▶ [TO DO]: Reproduce the listing below exactly, beginning with its first line and ending with the line that holds "var xTicks = [0, 2, 4, 6, 8, 10, 12];"; pictures are not part of the copy.

▶ [PROVIDED MATERIAL]:
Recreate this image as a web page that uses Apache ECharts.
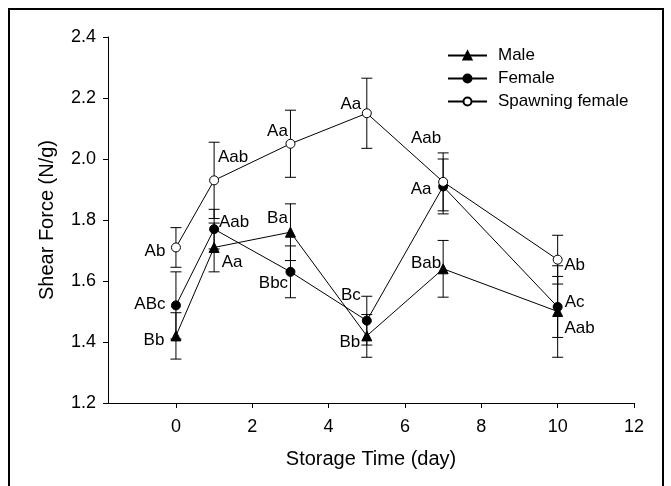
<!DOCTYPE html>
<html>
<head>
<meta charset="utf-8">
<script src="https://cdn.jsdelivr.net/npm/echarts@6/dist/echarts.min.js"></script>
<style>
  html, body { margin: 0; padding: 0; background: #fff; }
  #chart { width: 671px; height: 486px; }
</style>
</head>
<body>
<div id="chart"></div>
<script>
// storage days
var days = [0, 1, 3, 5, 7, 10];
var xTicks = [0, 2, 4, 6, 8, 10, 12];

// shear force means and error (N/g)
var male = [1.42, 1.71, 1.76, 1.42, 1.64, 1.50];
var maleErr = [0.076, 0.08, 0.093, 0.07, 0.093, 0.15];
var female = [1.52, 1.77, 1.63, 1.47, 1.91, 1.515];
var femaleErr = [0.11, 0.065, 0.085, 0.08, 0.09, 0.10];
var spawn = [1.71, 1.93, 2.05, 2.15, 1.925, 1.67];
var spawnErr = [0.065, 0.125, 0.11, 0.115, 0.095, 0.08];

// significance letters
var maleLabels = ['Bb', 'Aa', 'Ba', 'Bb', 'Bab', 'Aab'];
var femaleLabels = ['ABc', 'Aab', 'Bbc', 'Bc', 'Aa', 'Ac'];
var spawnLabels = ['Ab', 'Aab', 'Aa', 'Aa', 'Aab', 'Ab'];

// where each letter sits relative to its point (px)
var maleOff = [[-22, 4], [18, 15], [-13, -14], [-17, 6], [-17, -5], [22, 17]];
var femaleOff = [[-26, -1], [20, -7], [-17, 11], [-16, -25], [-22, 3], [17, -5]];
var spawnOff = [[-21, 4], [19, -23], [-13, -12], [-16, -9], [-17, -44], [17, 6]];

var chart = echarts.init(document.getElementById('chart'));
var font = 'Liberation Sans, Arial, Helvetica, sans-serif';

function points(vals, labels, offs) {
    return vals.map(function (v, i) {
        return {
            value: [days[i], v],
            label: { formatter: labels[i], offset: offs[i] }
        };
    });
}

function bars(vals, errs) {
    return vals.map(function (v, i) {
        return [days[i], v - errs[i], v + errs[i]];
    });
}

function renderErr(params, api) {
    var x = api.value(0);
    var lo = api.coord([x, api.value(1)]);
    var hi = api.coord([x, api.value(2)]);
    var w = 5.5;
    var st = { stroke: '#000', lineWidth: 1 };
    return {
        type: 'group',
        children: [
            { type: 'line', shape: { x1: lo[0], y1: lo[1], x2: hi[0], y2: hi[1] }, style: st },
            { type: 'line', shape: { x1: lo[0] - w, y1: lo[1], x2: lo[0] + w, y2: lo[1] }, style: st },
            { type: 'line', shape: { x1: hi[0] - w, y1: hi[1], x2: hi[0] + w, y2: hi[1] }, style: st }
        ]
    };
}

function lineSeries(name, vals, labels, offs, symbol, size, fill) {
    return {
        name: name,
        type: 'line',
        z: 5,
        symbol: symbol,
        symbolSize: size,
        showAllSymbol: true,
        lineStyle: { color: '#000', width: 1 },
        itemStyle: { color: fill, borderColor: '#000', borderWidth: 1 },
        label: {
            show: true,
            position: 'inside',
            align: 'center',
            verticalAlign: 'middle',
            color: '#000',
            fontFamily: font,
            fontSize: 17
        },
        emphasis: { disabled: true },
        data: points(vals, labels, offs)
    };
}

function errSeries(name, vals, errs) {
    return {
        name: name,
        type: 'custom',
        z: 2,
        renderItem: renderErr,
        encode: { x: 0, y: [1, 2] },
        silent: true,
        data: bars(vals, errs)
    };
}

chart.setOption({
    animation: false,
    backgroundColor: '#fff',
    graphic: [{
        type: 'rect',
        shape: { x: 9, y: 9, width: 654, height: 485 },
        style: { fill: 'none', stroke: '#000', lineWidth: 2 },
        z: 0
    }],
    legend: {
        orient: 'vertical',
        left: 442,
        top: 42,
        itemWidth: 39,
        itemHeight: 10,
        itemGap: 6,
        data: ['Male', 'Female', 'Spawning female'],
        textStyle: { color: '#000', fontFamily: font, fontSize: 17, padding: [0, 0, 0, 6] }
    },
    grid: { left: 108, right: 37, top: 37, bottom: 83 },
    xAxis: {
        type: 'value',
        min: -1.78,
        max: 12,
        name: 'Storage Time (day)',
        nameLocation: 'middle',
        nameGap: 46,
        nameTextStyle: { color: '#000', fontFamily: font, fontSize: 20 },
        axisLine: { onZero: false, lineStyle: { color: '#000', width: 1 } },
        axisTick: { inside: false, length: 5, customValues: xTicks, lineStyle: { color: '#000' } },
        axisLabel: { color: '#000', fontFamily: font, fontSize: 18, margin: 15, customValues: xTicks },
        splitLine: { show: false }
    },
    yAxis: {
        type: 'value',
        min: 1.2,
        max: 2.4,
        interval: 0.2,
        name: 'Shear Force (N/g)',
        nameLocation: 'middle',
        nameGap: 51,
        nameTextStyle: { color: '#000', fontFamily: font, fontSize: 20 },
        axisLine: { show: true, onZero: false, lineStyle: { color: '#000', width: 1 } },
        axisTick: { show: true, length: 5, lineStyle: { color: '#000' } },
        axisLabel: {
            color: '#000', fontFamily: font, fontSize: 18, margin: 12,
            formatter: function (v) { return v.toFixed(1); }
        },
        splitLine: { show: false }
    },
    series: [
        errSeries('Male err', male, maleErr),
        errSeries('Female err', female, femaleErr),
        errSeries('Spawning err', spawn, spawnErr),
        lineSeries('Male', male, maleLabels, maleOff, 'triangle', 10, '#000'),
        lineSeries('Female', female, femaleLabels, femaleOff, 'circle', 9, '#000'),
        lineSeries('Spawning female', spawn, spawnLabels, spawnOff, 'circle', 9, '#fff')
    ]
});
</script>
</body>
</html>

▶ [RESPONSE]:
Recreate this image as a web page that uses Apache ECharts.
<!DOCTYPE html>
<html>
<head>
<meta charset="utf-8">
<script src="https://cdn.jsdelivr.net/npm/echarts@6/dist/echarts.min.js"></script>
<style>
  html, body { margin: 0; padding: 0; background: #fff; }
  #chart { width: 671px; height: 486px; }
</style>
</head>
<body>
<div id="chart"></div>
<script>
// storage days
var days = [0, 1, 3, 5, 7, 10];
var xTicks = [0, 2, 4, 6, 8, 10, 12];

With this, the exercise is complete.